What to produce
Your task is to repeat only the lines from the one with "Recreate this image" through the one with "ax2.set_ylim(0.13, 0.21)", exactly as they stand, both ends included.

═════ Listed entries ═════

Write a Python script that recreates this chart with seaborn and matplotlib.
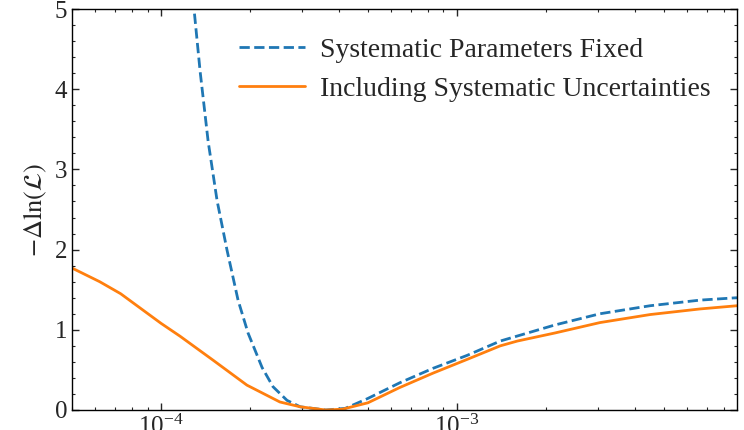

═════
═════ Listed entries ═════

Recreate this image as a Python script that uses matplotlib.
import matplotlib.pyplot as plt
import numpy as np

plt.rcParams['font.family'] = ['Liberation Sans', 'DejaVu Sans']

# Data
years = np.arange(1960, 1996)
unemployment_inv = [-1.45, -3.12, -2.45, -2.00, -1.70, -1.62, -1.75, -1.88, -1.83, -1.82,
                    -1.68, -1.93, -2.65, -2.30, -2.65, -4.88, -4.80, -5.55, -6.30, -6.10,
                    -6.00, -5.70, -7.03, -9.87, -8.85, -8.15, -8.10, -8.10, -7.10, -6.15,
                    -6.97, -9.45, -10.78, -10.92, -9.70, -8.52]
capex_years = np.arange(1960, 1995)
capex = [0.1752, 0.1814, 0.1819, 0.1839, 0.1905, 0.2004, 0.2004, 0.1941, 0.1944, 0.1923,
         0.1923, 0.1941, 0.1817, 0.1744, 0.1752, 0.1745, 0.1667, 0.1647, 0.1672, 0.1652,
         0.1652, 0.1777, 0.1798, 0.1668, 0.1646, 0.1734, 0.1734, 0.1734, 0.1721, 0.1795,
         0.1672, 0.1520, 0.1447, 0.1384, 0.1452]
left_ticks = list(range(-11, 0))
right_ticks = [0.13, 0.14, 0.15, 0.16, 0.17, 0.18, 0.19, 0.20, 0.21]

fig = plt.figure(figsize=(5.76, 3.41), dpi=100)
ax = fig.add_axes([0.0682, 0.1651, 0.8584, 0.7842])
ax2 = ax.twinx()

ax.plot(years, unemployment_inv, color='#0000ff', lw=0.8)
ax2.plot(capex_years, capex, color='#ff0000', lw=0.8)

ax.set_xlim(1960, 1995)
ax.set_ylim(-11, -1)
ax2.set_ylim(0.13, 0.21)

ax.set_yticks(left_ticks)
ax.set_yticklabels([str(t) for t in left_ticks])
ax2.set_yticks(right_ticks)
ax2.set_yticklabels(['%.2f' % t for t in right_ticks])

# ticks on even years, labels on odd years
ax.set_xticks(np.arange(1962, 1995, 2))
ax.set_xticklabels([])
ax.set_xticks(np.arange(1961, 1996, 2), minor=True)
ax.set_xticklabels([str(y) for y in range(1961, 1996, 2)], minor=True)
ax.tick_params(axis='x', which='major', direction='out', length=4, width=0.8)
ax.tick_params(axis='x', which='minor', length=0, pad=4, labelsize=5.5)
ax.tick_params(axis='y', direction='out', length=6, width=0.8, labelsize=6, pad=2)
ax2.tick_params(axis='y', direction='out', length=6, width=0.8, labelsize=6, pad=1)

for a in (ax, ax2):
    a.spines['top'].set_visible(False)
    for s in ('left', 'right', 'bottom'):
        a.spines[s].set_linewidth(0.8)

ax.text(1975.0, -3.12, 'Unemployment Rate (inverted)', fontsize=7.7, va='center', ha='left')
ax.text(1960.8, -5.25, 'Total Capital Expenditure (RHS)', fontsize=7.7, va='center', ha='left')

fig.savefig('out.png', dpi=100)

═════

Finished answer
Recreate this image as a Python script that uses matplotlib.
import matplotlib.pyplot as plt
import numpy as np

plt.rcParams['font.family'] = ['Liberation Sans', 'DejaVu Sans']

# Data
years = np.arange(1960, 1996)
unemployment_inv = [-1.45, -3.12, -2.45, -2.00, -1.70, -1.62, -1.75, -1.88, -1.83, -1.82,
                    -1.68, -1.93, -2.65, -2.30, -2.65, -4.88, -4.80, -5.55, -6.30, -6.10,
                    -6.00, -5.70, -7.03, -9.87, -8.85, -8.15, -8.10, -8.10, -7.10, -6.15,
                    -6.97, -9.45, -10.78, -10.92, -9.70, -8.52]
capex_years = np.arange(1960, 1995)
capex = [0.1752, 0.1814, 0.1819, 0.1839, 0.1905, 0.2004, 0.2004, 0.1941, 0.1944, 0.1923,
         0.1923, 0.1941, 0.1817, 0.1744, 0.1752, 0.1745, 0.1667, 0.1647, 0.1672, 0.1652,
         0.1652, 0.1777, 0.1798, 0.1668, 0.1646, 0.1734, 0.1734, 0.1734, 0.1721, 0.1795,
         0.1672, 0.1520, 0.1447, 0.1384, 0.1452]
left_ticks = list(range(-11, 0))
right_ticks = [0.13, 0.14, 0.15, 0.16, 0.17, 0.18, 0.19, 0.20, 0.21]

fig = plt.figure(figsize=(5.76, 3.41), dpi=100)
ax = fig.add_axes([0.0682, 0.1651, 0.8584, 0.7842])
ax2 = ax.twinx()

ax.plot(years, unemployment_inv, color='#0000ff', lw=0.8)
ax2.plot(capex_years, capex, color='#ff0000', lw=0.8)

ax.set_xlim(1960, 1995)
ax.set_ylim(-11, -1)
ax2.set_ylim(0.13, 0.21)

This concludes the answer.